----- Dataset content -----

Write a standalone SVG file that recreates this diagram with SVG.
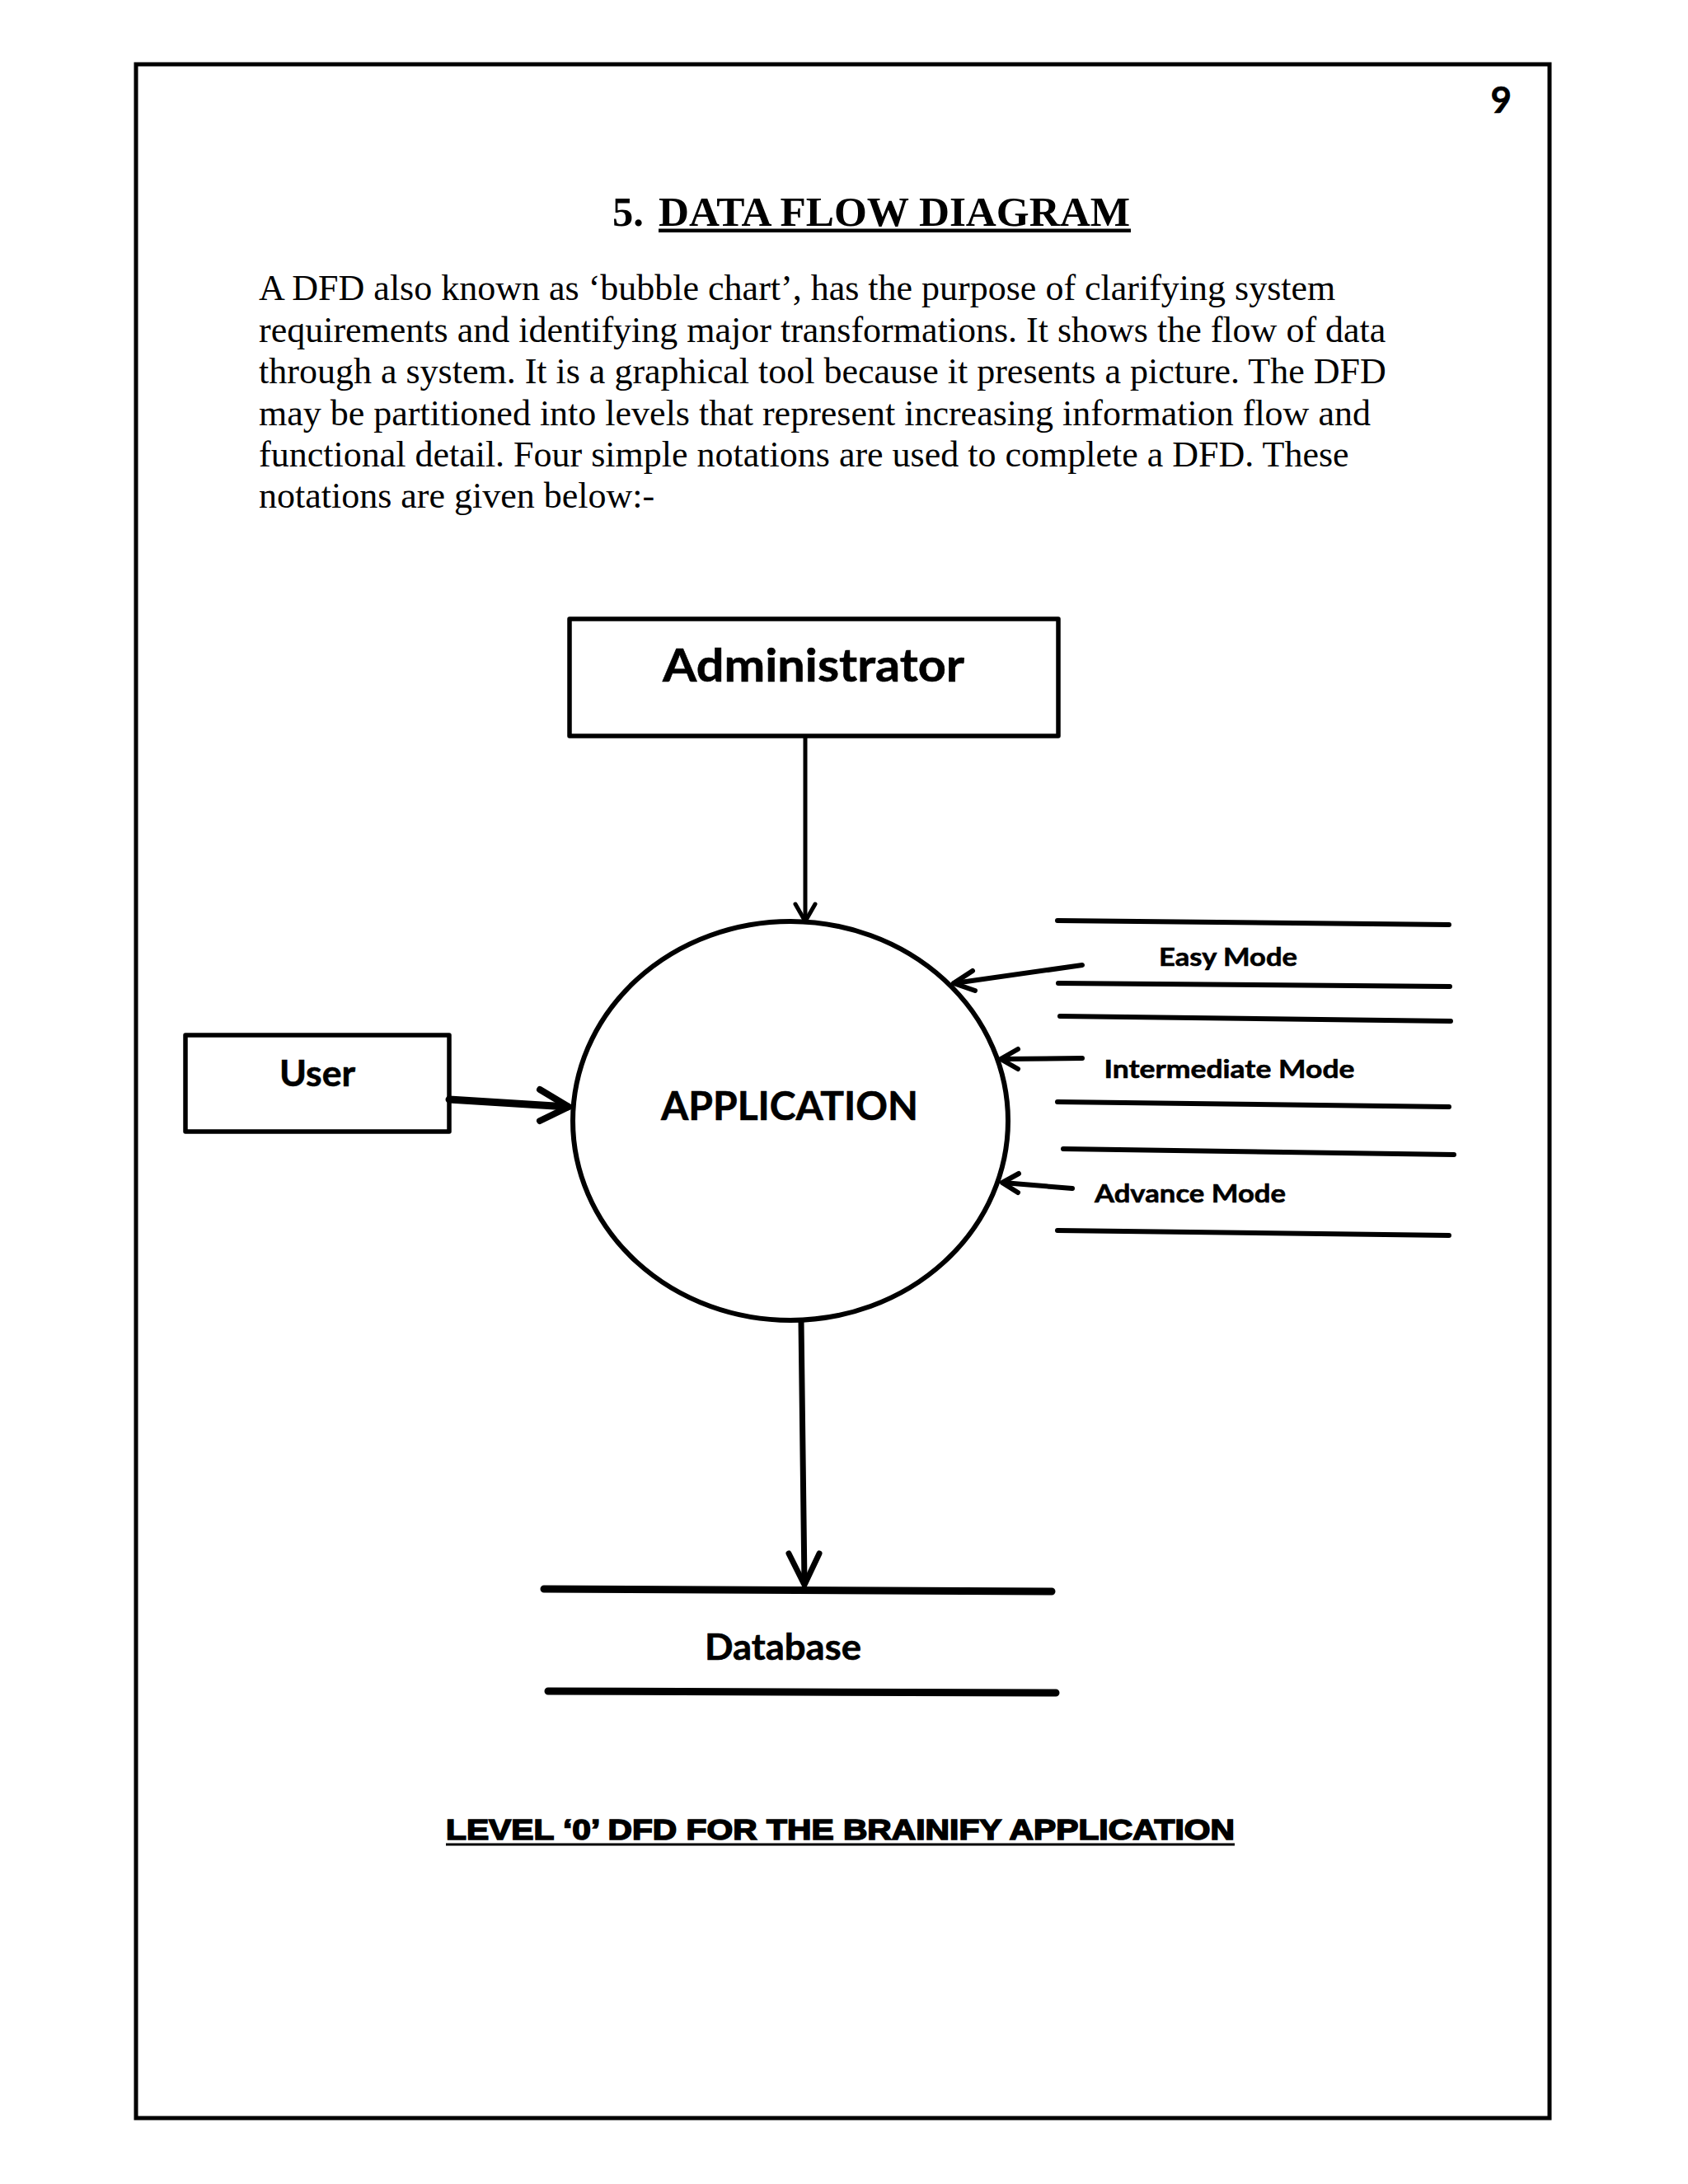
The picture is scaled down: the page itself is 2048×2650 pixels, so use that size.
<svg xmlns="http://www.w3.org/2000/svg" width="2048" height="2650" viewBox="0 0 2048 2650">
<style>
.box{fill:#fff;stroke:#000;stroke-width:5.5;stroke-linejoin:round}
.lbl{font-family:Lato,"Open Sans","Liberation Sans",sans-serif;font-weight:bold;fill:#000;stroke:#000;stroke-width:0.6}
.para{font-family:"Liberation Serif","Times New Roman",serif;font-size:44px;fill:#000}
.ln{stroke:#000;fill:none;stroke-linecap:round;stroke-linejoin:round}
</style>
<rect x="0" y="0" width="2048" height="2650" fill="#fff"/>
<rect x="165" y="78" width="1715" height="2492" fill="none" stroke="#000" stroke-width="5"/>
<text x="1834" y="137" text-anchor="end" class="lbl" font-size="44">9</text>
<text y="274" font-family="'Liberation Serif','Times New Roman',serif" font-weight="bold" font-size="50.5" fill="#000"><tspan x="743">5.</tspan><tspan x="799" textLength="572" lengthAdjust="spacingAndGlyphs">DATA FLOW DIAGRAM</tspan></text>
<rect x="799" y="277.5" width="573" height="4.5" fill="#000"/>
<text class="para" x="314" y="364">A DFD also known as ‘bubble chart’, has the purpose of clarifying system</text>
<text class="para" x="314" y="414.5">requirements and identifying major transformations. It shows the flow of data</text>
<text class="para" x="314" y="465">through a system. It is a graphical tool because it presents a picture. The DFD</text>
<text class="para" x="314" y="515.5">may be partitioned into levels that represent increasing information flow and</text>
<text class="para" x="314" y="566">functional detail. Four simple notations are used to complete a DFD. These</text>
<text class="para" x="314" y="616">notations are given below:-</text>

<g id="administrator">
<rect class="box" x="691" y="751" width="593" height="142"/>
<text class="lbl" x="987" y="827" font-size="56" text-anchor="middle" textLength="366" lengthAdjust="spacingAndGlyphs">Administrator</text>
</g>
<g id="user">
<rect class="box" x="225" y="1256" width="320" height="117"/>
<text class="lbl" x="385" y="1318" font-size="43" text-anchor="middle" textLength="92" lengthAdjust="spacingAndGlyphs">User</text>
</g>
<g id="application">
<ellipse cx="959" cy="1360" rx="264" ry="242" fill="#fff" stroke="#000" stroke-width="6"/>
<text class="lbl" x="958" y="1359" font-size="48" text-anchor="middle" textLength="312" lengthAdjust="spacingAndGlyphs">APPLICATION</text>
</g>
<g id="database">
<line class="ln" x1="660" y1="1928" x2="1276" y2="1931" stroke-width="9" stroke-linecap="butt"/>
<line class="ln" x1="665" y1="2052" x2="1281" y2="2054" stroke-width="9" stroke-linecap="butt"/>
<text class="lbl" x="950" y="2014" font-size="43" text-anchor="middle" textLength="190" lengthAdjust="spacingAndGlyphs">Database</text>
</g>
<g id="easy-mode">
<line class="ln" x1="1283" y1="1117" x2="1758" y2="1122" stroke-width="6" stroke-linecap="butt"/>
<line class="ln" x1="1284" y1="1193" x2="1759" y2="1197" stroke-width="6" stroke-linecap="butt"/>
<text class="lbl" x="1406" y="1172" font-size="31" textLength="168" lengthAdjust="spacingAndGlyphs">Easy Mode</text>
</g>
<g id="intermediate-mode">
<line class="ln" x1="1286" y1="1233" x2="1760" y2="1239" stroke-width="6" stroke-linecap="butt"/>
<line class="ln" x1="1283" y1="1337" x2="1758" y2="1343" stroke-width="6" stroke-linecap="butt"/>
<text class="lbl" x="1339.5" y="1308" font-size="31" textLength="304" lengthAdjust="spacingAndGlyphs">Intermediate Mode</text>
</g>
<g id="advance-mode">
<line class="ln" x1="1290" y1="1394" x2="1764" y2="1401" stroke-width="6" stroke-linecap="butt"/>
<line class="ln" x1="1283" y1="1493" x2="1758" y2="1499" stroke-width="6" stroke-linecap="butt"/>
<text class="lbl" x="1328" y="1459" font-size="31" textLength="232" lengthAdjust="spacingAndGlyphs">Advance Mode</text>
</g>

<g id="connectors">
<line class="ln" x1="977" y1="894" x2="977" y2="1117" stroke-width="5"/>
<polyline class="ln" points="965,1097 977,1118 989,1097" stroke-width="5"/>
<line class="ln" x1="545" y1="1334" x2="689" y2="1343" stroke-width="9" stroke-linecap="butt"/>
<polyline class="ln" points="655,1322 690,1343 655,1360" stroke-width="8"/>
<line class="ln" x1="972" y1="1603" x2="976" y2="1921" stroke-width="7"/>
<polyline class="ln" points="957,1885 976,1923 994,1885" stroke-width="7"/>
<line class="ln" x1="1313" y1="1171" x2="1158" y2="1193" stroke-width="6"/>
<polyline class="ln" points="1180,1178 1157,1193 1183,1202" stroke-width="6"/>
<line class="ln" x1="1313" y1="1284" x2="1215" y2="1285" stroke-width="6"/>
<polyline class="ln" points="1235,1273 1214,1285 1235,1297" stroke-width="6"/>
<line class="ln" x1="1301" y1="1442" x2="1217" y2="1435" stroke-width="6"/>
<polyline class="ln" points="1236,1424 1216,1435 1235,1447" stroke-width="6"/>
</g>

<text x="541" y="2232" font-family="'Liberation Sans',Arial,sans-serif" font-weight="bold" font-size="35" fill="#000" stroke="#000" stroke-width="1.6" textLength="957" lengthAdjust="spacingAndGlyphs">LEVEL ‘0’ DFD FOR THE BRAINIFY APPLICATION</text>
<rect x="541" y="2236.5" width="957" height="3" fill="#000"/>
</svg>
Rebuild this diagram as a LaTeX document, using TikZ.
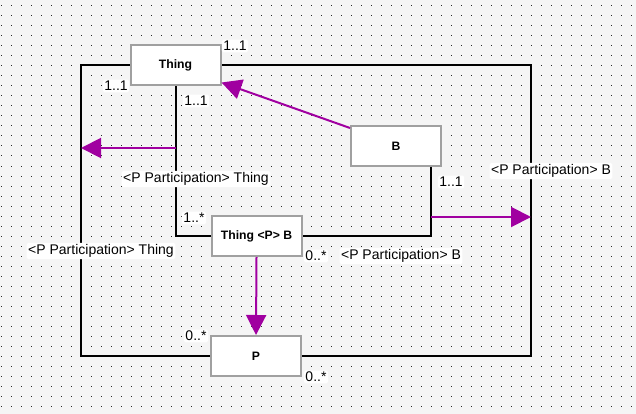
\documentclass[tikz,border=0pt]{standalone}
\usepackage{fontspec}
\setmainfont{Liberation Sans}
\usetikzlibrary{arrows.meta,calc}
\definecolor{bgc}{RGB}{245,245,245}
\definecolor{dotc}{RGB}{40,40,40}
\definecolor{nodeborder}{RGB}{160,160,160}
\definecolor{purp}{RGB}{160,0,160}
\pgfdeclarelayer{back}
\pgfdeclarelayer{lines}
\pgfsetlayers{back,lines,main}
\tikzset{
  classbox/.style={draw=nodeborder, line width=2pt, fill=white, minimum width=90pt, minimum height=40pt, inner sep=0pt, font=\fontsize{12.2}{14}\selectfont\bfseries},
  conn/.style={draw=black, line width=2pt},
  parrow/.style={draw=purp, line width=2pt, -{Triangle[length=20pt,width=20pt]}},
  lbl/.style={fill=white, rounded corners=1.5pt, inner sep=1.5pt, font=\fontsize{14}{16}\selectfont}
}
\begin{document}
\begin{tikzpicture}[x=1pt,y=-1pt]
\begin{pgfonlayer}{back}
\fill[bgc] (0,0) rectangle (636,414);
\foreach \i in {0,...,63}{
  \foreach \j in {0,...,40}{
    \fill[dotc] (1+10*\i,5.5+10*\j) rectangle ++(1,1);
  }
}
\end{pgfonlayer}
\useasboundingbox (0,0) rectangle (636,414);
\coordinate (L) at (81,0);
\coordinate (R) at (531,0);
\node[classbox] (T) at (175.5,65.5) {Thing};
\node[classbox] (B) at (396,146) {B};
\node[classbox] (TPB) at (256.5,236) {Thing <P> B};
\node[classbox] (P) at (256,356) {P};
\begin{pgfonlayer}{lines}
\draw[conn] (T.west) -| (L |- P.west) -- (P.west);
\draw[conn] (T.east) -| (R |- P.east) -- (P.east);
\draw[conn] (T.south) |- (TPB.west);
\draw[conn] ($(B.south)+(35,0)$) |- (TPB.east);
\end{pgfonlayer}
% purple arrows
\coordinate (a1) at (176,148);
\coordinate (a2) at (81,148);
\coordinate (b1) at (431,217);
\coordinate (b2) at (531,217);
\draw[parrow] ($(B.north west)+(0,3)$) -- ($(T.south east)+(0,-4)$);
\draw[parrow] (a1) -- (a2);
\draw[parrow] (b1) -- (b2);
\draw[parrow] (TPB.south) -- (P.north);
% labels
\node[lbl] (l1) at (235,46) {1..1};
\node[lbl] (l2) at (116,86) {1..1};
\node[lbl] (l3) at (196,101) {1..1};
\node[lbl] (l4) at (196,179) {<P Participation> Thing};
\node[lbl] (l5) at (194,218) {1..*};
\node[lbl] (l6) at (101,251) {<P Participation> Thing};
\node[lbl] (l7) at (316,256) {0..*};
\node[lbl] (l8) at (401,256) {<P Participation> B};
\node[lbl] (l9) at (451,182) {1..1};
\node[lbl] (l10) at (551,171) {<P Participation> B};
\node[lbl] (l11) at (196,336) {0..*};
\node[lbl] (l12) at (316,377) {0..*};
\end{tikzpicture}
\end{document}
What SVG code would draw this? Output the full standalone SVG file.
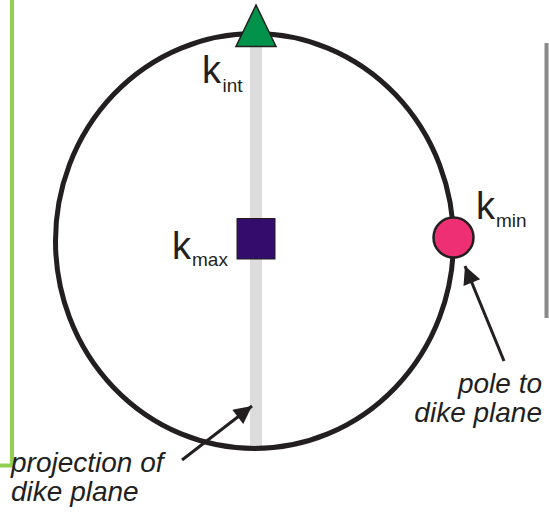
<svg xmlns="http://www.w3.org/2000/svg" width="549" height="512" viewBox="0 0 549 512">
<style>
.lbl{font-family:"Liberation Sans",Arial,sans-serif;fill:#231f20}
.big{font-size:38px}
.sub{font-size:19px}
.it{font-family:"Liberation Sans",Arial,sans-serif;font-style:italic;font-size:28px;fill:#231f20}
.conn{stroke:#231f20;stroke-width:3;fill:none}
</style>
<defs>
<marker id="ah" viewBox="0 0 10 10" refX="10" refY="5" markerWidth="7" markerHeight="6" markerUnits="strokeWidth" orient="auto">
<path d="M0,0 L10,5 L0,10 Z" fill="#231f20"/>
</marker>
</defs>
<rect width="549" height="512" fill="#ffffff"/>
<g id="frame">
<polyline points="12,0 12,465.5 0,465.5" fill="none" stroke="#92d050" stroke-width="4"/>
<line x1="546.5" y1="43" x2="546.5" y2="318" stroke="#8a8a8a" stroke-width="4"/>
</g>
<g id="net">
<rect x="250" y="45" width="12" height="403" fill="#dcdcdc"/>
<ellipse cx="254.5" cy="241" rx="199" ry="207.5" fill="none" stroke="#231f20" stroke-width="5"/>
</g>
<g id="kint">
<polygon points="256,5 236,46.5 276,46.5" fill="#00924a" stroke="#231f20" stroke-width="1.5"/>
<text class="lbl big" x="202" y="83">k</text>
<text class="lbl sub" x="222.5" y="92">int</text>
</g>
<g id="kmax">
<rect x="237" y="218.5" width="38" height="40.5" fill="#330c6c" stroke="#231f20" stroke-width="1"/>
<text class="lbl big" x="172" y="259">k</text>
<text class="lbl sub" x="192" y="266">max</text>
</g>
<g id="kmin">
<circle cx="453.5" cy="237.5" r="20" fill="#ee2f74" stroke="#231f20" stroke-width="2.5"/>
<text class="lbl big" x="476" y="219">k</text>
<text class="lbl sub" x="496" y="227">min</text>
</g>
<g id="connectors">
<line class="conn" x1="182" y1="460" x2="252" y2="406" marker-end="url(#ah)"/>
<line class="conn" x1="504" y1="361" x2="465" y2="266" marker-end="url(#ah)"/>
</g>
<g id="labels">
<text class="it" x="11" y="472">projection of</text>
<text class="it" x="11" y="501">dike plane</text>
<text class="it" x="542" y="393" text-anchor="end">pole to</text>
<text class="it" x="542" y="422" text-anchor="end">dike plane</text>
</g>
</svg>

-----

Look through the listing and extract every line with "file" in it.

Write a standalone SVG file that recreates this diagram with SVG.
What SVG code would draw this? Output the full standalone SVG file.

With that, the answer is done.